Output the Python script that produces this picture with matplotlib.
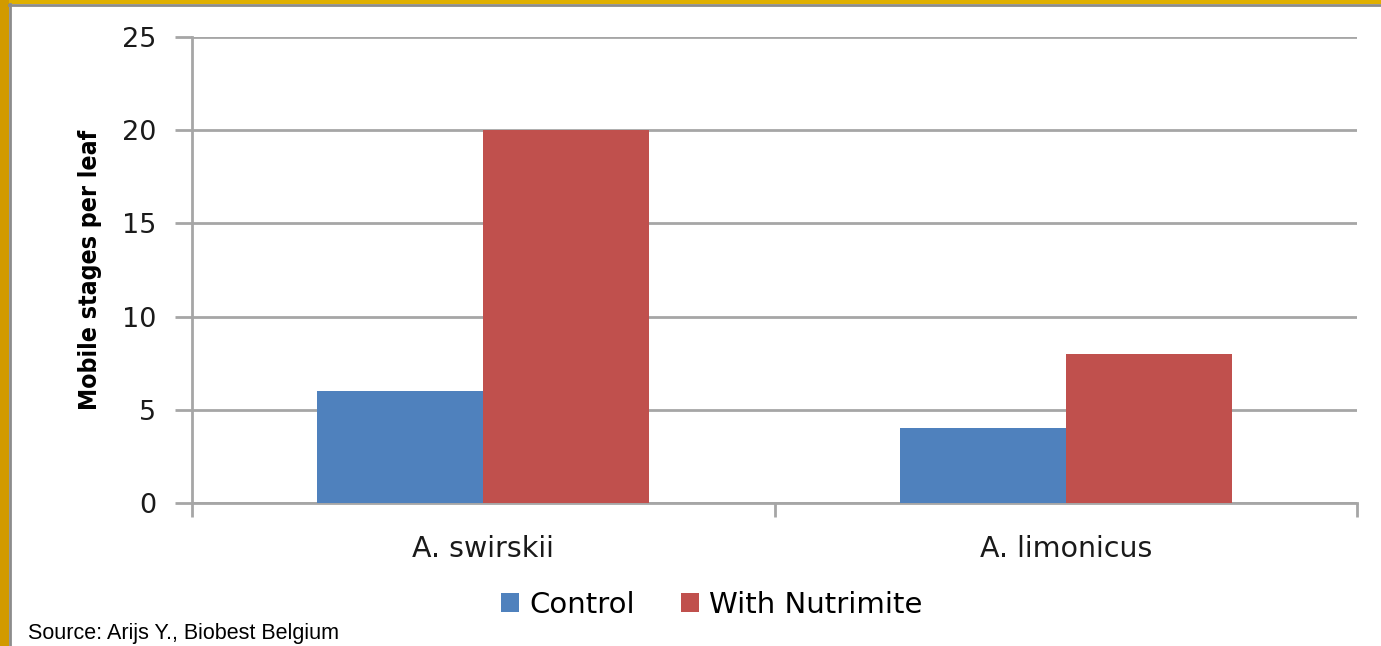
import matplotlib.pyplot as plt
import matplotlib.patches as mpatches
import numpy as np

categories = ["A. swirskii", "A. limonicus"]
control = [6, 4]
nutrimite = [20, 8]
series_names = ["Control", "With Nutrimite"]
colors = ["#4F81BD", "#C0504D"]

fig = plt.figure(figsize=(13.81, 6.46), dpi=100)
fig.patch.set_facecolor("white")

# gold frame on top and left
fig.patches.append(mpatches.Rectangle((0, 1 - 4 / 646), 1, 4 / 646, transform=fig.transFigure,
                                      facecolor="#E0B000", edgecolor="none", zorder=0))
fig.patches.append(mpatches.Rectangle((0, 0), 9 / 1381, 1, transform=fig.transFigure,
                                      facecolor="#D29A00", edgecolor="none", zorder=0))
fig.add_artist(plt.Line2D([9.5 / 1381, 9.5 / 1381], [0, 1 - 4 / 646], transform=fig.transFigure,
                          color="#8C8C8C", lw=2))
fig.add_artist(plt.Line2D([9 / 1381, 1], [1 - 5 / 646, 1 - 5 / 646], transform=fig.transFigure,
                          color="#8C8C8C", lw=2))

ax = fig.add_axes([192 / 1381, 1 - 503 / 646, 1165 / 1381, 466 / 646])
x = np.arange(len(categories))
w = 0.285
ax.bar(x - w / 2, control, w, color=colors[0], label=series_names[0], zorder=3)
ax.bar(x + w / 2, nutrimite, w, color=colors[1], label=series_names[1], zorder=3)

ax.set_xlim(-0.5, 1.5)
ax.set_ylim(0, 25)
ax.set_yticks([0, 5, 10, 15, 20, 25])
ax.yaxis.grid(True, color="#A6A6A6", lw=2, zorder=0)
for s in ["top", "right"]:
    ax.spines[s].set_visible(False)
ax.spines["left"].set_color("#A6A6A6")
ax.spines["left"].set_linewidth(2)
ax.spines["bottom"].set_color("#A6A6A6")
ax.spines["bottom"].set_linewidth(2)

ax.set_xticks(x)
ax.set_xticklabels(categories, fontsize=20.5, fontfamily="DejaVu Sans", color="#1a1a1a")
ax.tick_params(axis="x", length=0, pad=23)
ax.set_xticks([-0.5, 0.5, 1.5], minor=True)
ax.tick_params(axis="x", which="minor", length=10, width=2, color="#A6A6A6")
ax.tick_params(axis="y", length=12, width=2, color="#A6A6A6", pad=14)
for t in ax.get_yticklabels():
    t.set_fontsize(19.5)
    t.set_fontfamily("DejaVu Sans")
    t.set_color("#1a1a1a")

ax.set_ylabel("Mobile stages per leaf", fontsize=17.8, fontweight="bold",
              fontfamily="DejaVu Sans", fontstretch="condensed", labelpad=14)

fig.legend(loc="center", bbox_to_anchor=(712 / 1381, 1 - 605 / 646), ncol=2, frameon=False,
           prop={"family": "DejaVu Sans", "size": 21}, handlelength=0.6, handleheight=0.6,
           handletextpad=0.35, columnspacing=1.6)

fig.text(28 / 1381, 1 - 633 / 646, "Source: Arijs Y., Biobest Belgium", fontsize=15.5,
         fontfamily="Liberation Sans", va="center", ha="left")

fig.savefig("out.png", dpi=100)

(What to work on) Copy every line of the data word for word, omitting the images.

(Written solution)
Output the Python script that produces this picture with matplotlib.
import matplotlib.pyplot as plt
import matplotlib.patches as mpatches
import numpy as np

categories = ["A. swirskii", "A. limonicus"]
control = [6, 4]
nutrimite = [20, 8]
series_names = ["Control", "With Nutrimite"]
colors = ["#4F81BD", "#C0504D"]

fig = plt.figure(figsize=(13.81, 6.46), dpi=100)
fig.patch.set_facecolor("white")

# gold frame on top and left
fig.patches.append(mpatches.Rectangle((0, 1 - 4 / 646), 1, 4 / 646, transform=fig.transFigure,
                                      facecolor="#E0B000", edgecolor="none", zorder=0))
fig.patches.append(mpatches.Rectangle((0, 0), 9 / 1381, 1, transform=fig.transFigure,
                                      facecolor="#D29A00", edgecolor="none", zorder=0))
fig.add_artist(plt.Line2D([9.5 / 1381, 9.5 / 1381], [0, 1 - 4 / 646], transform=fig.transFigure,
                          color="#8C8C8C", lw=2))
fig.add_artist(plt.Line2D([9 / 1381, 1], [1 - 5 / 646, 1 - 5 / 646], transform=fig.transFigure,
                          color="#8C8C8C", lw=2))

ax = fig.add_axes([192 / 1381, 1 - 503 / 646, 1165 / 1381, 466 / 646])
x = np.arange(len(categories))
w = 0.285
ax.bar(x - w / 2, control, w, color=colors[0], label=series_names[0], zorder=3)
ax.bar(x + w / 2, nutrimite, w, color=colors[1], label=series_names[1], zorder=3)

ax.set_xlim(-0.5, 1.5)
ax.set_ylim(0, 25)
ax.set_yticks([0, 5, 10, 15, 20, 25])
ax.yaxis.grid(True, color="#A6A6A6", lw=2, zorder=0)
for s in ["top", "right"]:
    ax.spines[s].set_visible(False)
ax.spines["left"].set_color("#A6A6A6")
ax.spines["left"].set_linewidth(2)
ax.spines["bottom"].set_color("#A6A6A6")
ax.spines["bottom"].set_linewidth(2)

ax.set_xticks(x)
ax.set_xticklabels(categories, fontsize=20.5, fontfamily="DejaVu Sans", color="#1a1a1a")
ax.tick_params(axis="x", length=0, pad=23)
ax.set_xticks([-0.5, 0.5, 1.5], minor=True)
ax.tick_params(axis="x", which="minor", length=10, width=2, color="#A6A6A6")
ax.tick_params(axis="y", length=12, width=2, color="#A6A6A6", pad=14)
for t in ax.get_yticklabels():
    t.set_fontsize(19.5)
    t.set_fontfamily("DejaVu Sans")
    t.set_color("#1a1a1a")

ax.set_ylabel("Mobile stages per leaf", fontsize=17.8, fontweight="bold",
              fontfamily="DejaVu Sans", fontstretch="condensed", labelpad=14)

fig.legend(loc="center", bbox_to_anchor=(712 / 1381, 1 - 605 / 646), ncol=2, frameon=False,
           prop={"family": "DejaVu Sans", "size": 21}, handlelength=0.6, handleheight=0.6,
           handletextpad=0.35, columnspacing=1.6)

fig.text(28 / 1381, 1 - 633 / 646, "Source: Arijs Y., Biobest Belgium", fontsize=15.5,
         fontfamily="Liberation Sans", va="center", ha="left")

fig.savefig("out.png", dpi=100)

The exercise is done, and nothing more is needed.